The report acknowledges the efforts of departing President Felipe Calderon and sees progress in the maturing relationship between the U.S. and Mexican governments, even as it questions Calderon’s core strategies.
Overall, the report offers a somber assessment of the drug war raging south of the U.S. border and concludes that it will take years, and perhaps a generation, to reform Mexico’s undertrained, ineffective, often-corrupt police and courts.
“Mexico's presidential transition provides a new window to discuss and debate the best security strategies to deal with the serious violence plaguing Mexico,” Sen. John F. Kerry (D-Mass.), chairman of the Foreign Relations Committee, said in a statement. “As the political landscape continues to change in both countries, this report underscores the importance of continuity in two critical areas — judicial and police reform.”
The report was compiled by the committee’s majority staff at Kerry’s request and was based on visits to Mexico and interviews with Mexican and U.S. officials, independent analysts, and human rights activists in both countries. The report urges that Congress spend $250 million annually over the next four years to continue the $1.9 billion Merida Initiative. But it pushes for a change in strategy, toward providing Mexico with U.S. trainers in police academies rather than Black Hawk helicopters and other military hardware.

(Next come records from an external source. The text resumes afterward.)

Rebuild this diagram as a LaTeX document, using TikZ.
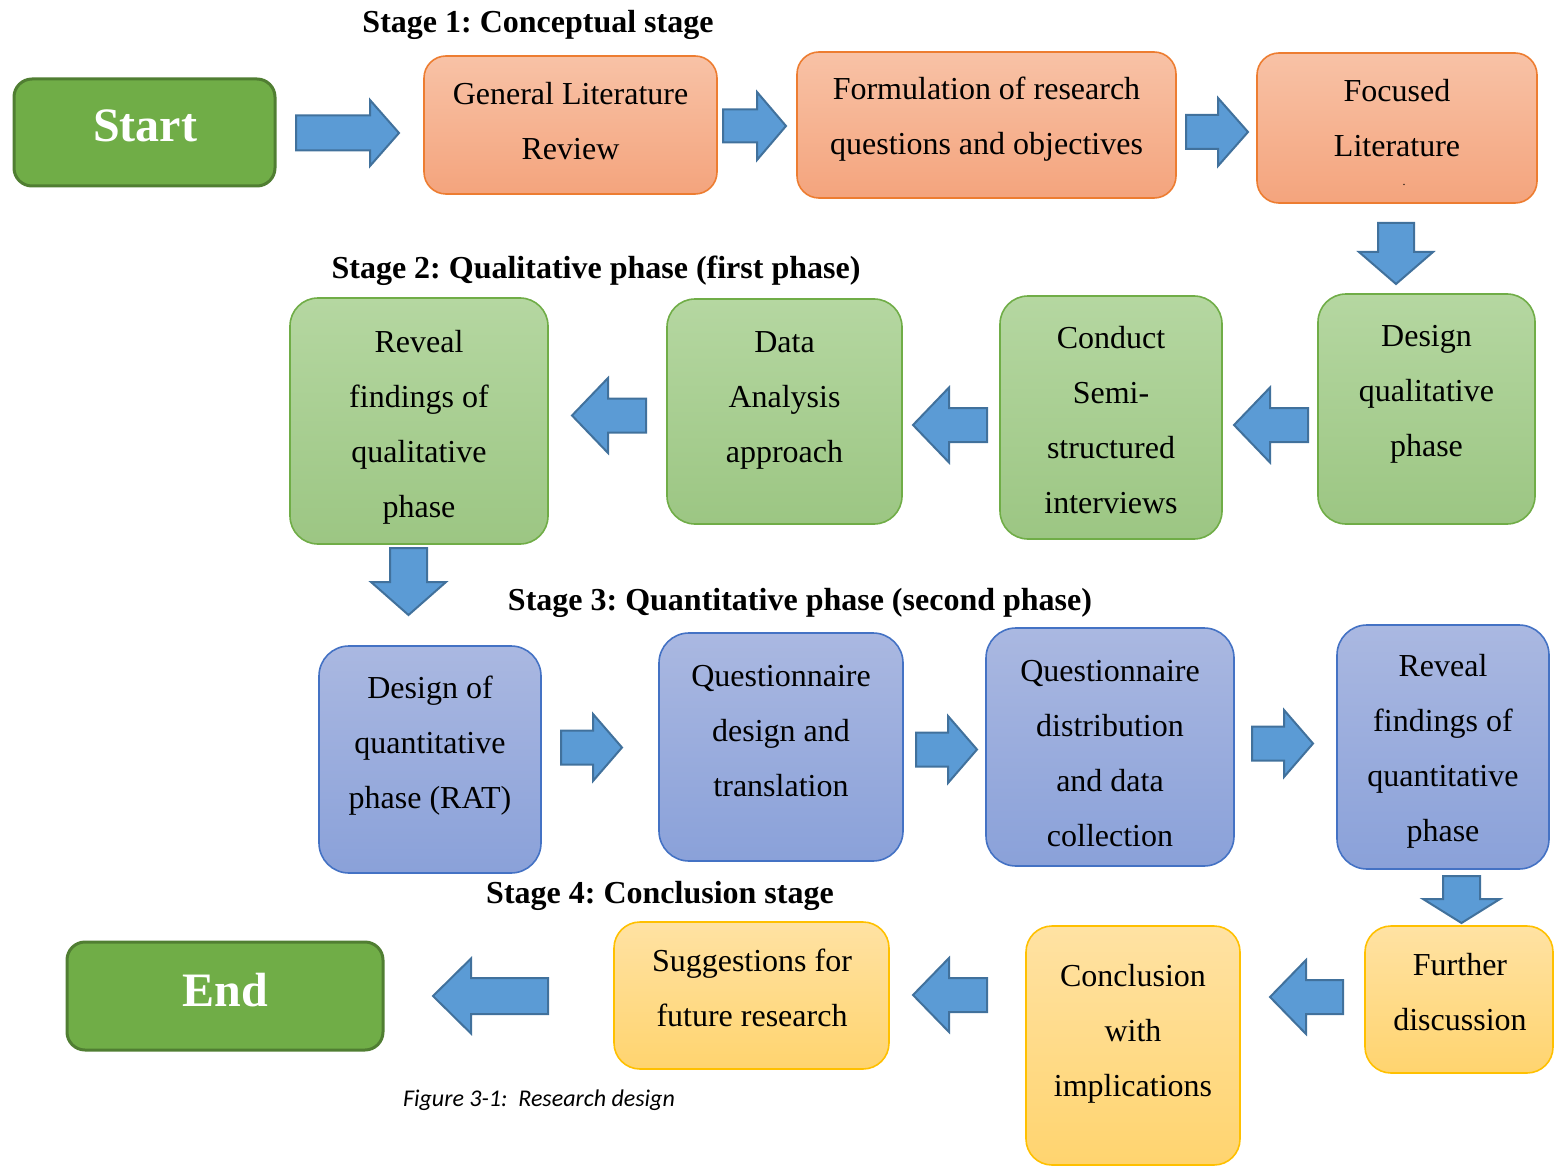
\documentclass[tikz,border=0pt]{standalone}
\usepackage{fontspec}
\setmainfont{Liberation Serif}
\newfontfamily\capfont{Carlito}
\frenchspacing
\definecolor{orT}{HTML}{F8C2A6}
\definecolor{orB}{HTML}{F4A47D}
\definecolor{orD}{HTML}{ED7D31}
\definecolor{grT}{HTML}{B5D7A1}
\definecolor{grB}{HTML}{9CC683}
\definecolor{grD}{HTML}{70AD47}
\definecolor{blT}{HTML}{AAB8E1}
\definecolor{blB}{HTML}{8AA1D9}
\definecolor{blD}{HTML}{4472C4}
\definecolor{yeT}{HTML}{FFE2A3}
\definecolor{yeB}{HTML}{FFD46F}
\definecolor{yeD}{HTML}{FFC000}
\definecolor{seG}{HTML}{70AD47}
\definecolor{seD}{HTML}{507E32}
\definecolor{arF}{HTML}{5B9BD5}
\definecolor{arD}{HTML}{41719C}
\newcommand\DBox[6]{\node[#6, minimum width={(#4-#2)*0.5pt}, minimum height={(#5-#3)*0.5pt}] (#1) at ({(#2+#4)/2},{(#3+#5)/2}) {};}
% #1 rotation, #2 tip x, #3 tip y, #4 length, #5 half head, #6 half body, #7 head length
\newcommand\BArrow[7]{\draw[blockarrow, shift={(#2,#3)}, rotate=#1] (0,0) -- (-#7,#5) -- (-#7,#6) -- (-#4,#6) -- (-#4,-#6) -- (-#7,-#6) -- (-#7,-#5) -- cycle;}
\begin{document}
\begin{tikzpicture}[x=0.5pt,y=-0.5pt,
  base/.style={inner sep=0pt, outer sep=0pt, line width=0.8pt},
  obox/.style={base, draw=orD, top color=orT, bottom color=orB, rounded corners=11pt},
  gbox/.style={base, draw=grD, top color=grT, bottom color=grB, rounded corners=14pt},
  bbox/.style={base, draw=blD, top color=blT, bottom color=blB, rounded corners=15pt},
  ybox/.style={base, draw=yeD, top color=yeT, bottom color=yeB, rounded corners=13pt},
  sebox/.style={base, draw=seD, fill=seG, line width=1.5pt, rounded corners=9pt},
  txt/.style={align=center, inner sep=0pt, font=\fontsize{16}{27.5}\selectfont},
  setxt/.style={inner sep=0pt, text=white, font=\bfseries\fontsize{24}{28}\selectfont},
  ttl/.style={inner sep=0pt, font=\bfseries\fontsize{16}{19}\selectfont},
  blockarrow/.style={draw=arD, fill=arF, line width=1pt, line join=miter}
]
\useasboundingbox (0,0) rectangle (1557,1166);

% ---------- Stage 1 ----------
\node[ttl] (s1) at (538,25) {Stage 1: Conceptual stage};
\DBox{start}{14}{79}{275}{186}{sebox}
\node[setxt] (tstart) at (145,126) {Start};
\DBox{gl}{424}{56}{717}{194}{obox}
\node[txt] (tgl) at (570.5,121) {\strut General Literature\\\strut Review};
\DBox{form}{797}{52}{1176}{198}{obox}
\node[txt] (tform) at (986.5,116) {\strut Formulation of research\\\strut questions and objectives};
\DBox{focus}{1257}{53}{1537}{203}{obox}
\node[txt] (tfocus) at (1397,118) {\strut Focused\\\strut Literature};
\node[inner sep=0pt, font=\fontsize{6}{6}\selectfont] (dot) at (1404,185) {.};

\BArrow{0}{399}{133}{103}{33}{17.5}{29}
\BArrow{0}{786}{126}{63}{34}{16.5}{29}
\BArrow{0}{1248}{132}{62}{34}{17}{30}
\BArrow{-90}{1396}{284}{61}{37}{18}{32}

% ---------- Stage 2 ----------
\node[ttl] (s2) at (596,271) {Stage 2: Qualitative phase (first phase)};
\DBox{dq}{1318}{294}{1535}{524}{gbox}
\node[txt] (tdq) at (1426.5,390) {\strut Design\\\strut qualitative\\\strut phase};
\DBox{csi}{1000}{296}{1222}{539}{gbox}
\node[txt] (tcsi) at (1111,420) {\strut Conduct\\\strut Semi-\\\strut structured\\\strut interviews};
\DBox{da}{667}{299}{902}{524}{gbox}
\node[txt] (tda) at (784.5,396) {\strut Data\\\strut Analysis\\\strut approach};
\DBox{rq}{290}{298}{548}{544}{gbox}
\node[txt] (trq) at (419,424) {\strut Reveal\\\strut findings of\\\strut qualitative\\\strut phase};

\BArrow{180}{1234}{425}{74}{37.5}{17}{36}
\BArrow{180}{913}{425}{74}{37.5}{17}{36}
\BArrow{180}{572}{415.5}{74}{37.5}{17}{36}
\BArrow{-90}{408.5}{615}{67}{37.5}{18.5}{33}

% ---------- Stage 3 ----------
\node[ttl] (s3) at (800,603) {Stage 3: Quantitative phase (second phase)};
\DBox{dqn}{319}{646}{541}{873}{bbox}
\node[txt] (tdqn) at (430,742) {\strut Design of\\\strut quantitative\\\strut phase (RAT)};
\DBox{qdt}{659}{633}{903}{861}{bbox}
\node[txt] (tqdt) at (781,730) {\strut Questionnaire\\\strut design and\\\strut translation};
\DBox{qdd}{986}{628}{1234}{866}{bbox}
\node[txt] (tqdd) at (1110,753) {\strut Questionnaire\\\strut distribution\\\strut and data\\\strut collection};
\DBox{rqn}{1337}{625}{1549}{869}{bbox}
\node[txt] (trqn) at (1443,748) {\strut Reveal\\\strut findings of\\\strut quantitative\\\strut phase};

\BArrow{0}{622}{747.5}{61}{33.5}{17}{29}
\BArrow{0}{977}{749.5}{61}{33.5}{17}{29}
\BArrow{0}{1313}{743.5}{61}{33.5}{17}{29}
\BArrow{-90}{1461.5}{923}{47}{38.5}{18.5}{24}

% ---------- Stage 4 ----------
\node[ttl] (s4) at (660,896) {Stage 4: Conclusion stage};
\DBox{fd}{1365}{926}{1553}{1073}{ybox}
\node[txt] (tfd) at (1460,992) {\strut Further\\\strut discussion};
\DBox{cwi}{1026}{926}{1240}{1165}{ybox}
\node[txt] (tcwi) at (1133,1030) {\strut Conclusion\\\strut with\\\strut implications};
\DBox{sfr}{614}{922}{889}{1069}{ybox}
\node[txt] (tsfr) at (752,988) {\strut Suggestions for\\\strut future research};
\DBox{end}{67}{942}{383}{1050}{sebox}
\node[setxt] (tend) at (225,990) {End};

\BArrow{180}{1270}{997}{73}{37}{17}{36}
\BArrow{180}{913}{995}{74}{37}{17}{36}
\BArrow{180}{433}{996}{115}{37.5}{18}{38}

\node[inner sep=0pt, font=\capfont\itshape\fontsize{12}{14}\selectfont] (cap) at (539,1100) {Figure 3-1:\ \ Research design};
\end{tikzpicture}
\end{document}
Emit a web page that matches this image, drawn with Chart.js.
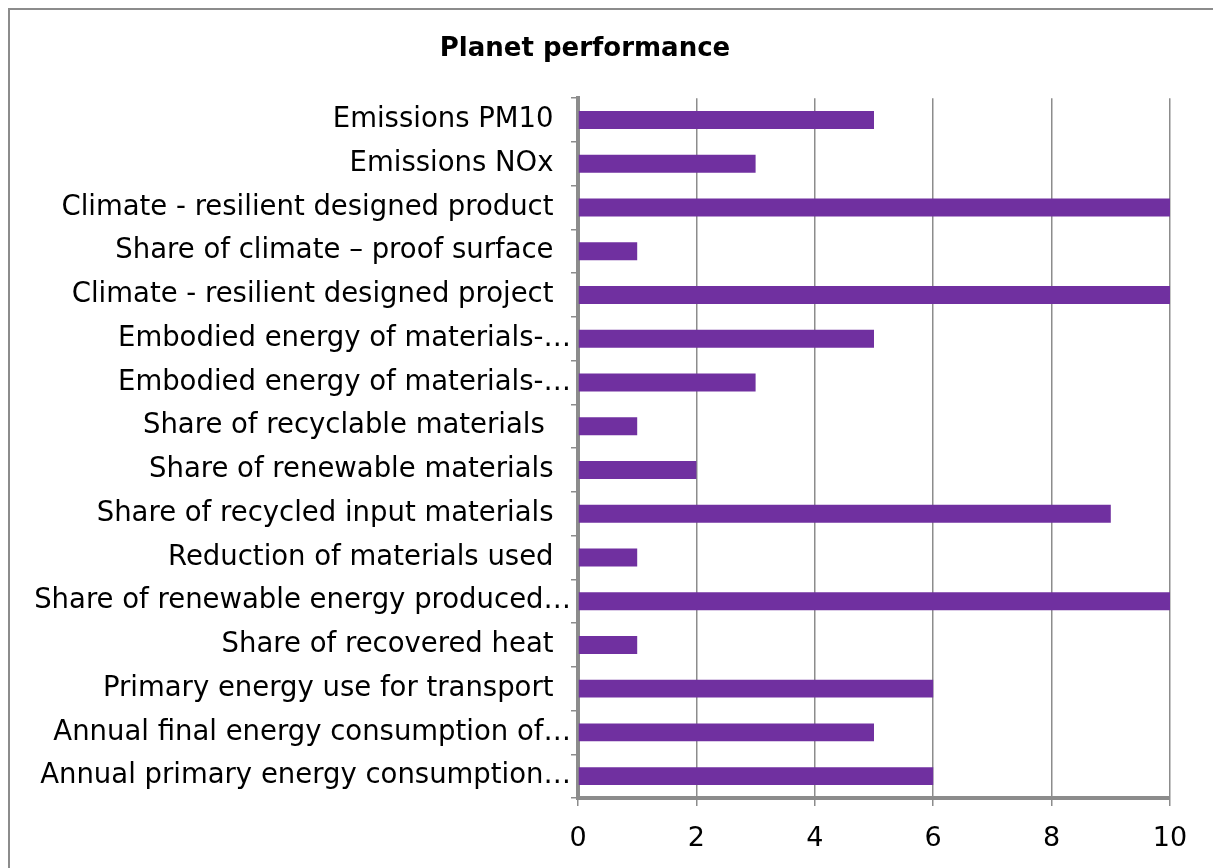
<!DOCTYPE html>
<html>
<head>
<meta charset="utf-8">
<script src="https://cdn.jsdelivr.net/npm/chart.js@4"></script>
<style>
  html, body { margin: 0; padding: 0; background: #fff; }
  #wrap { width: 1213px; height: 868px; }
</style>
</head>
<body>
<div id="wrap"><canvas id="barChart"></canvas></div>
<script>
// categories top to bottom, as in the picture
const categories = [
  "Emissions PM10  ",
  "Emissions NOx  ",
  "Climate - resilient designed product  ",
  "Share of climate – proof surface  ",
  "Climate - resilient designed project  ",
  "Embodied energy of materials-…",
  "Embodied energy of materials-…",
  "Share of recyclable materials   ",
  "Share of renewable materials  ",
  "Share of recycled input materials  ",
  "Reduction of materials used  ",
  "Share of renewable energy produced…",
  "Share of recovered heat  ",
  "Primary energy use for transport  ",
  "Annual final energy consumption of…",
  "Annual primary energy consumption…",
];
const scores = [5, 3, 10, 1, 10, 5, 3, 1, 2, 9, 1, 10, 1, 6, 5, 6];
const xTicks = [0, 2, 4, 6, 8, 10];

const labelFont = "DejaVu Sans";

// grey frame around the whole chart (cut off on the right and bottom)
const frame = {
  id: "frame",
  beforeDraw(chart) {
    const c = chart.ctx;
    c.save();
    c.strokeStyle = "#8c8c8c";
    c.lineWidth = 2;
    c.strokeRect(9, 9, 1400, 1000);
    c.restore();
  },
};

document.addEventListener("DOMContentLoaded", () => {
  const ctx = document.getElementById("barChart").getContext("2d");
  new Chart(ctx, {
    type: "bar",
    data: {
      labels: categories,
      datasets: [
        {
          label: "Planet performance",
          data: scores,
          backgroundColor: "#7030A0",
          barPercentage: 0.41,
          categoryPercentage: 1,
        },
      ],
    },
    options: {
      indexAxis: "y",
      responsive: true,
      maintainAspectRatio: false,
      animation: false,
      layout: { padding: { left: 0, right: 43, top: 0, bottom: 0 } },
      plugins: {
        legend: { display: false },
        tooltip: { enabled: false },
        title: {
          display: true,
          text: "Planet performance",
          color: "#000",
          font: { family: labelFont, size: 26, weight: "bold" },
          padding: { top: 34, bottom: 33 },
        },
      },
      scales: {
        x: {
          min: 0,
          max: 10,
          afterBuildTicks: (scale) => {
            scale.ticks = xTicks.map((v) => ({ value: v }));
          },
          afterFit: (scale) => {
            scale.height = 70;
          },
          grid: { color: "#8c8c8c", lineWidth: 1.5, tickLength: 8 },
          border: { color: "#8c8c8c", width: 4 },
          ticks: {
            color: "#000",
            font: { family: labelFont, size: 27 },
            padding: 17,
          },
        },
        y: {
          afterFit: (scale) => {
            scale.width = 578;
          },
          grid: {
            drawOnChartArea: false,
            color: "#8c8c8c",
            lineWidth: 1.5,
            tickLength: 7,
          },
          border: { color: "#8c8c8c", width: 4 },
          ticks: {
            color: "#000",
            font: { family: labelFont, size: 27.5 },
            padding: 0,
            autoSkip: false,
          },
        },
      },
    },
    plugins: [frame],
  });
});
</script>
</body>
</html>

“Heavy reliance upon the military to quell lawlessness and directly confront the narcotics syndicates appears to have been largely ineffective — and in some instances to have exacerbated the violence suffered by civilians,” the authors write.
Human Rights Watch recently documented more than 230 cases of killings, disappearances and torture committed by soldiers and police during Calderon’s tenure. In not one of those cases has an official been held accountable.
The congressional report questions whether Calderon’s focus on taking down top cartel leadership was effective, noting that the strategy “has been widely criticized for de-emphasizing the daily security needs of average Mexicans.”
In an interview last week, Peña Nieto said that he wants to expand his country's drug war partnership with the United States but that he would not support the presence of armed U.S. agents in Mexico. He also said he planned to pivot away from disrupting narcotics smuggling to concentrate more on fighting the crimes that most impact Mexicans. Peña Nieto said he would be judged by his ability to reduce the number of homicides, not the kilos of cocaine or marijuana seized.
The report says that Peña Nieto’s approach makes sense — that Mexicans will demand an end to the fight against narcotics trafficking to the United States if they don’t see a reduction in violence.
The Senate report states that the U.S. government should focus most of its billion-dollar aid package on helping to teach and vet the 350,000 poorly trained state and municipal police, who often are outgunned by crime groups -- some city cops share a single gun -- or corrupted by them.
The authors note that six years into the drug war here, federal and state prosecutors “still do not know who should be investigating the lion’s share of drug trafficking related crime, especially homicides.”
Two percent of reported crimes in Mexico lead to convictions.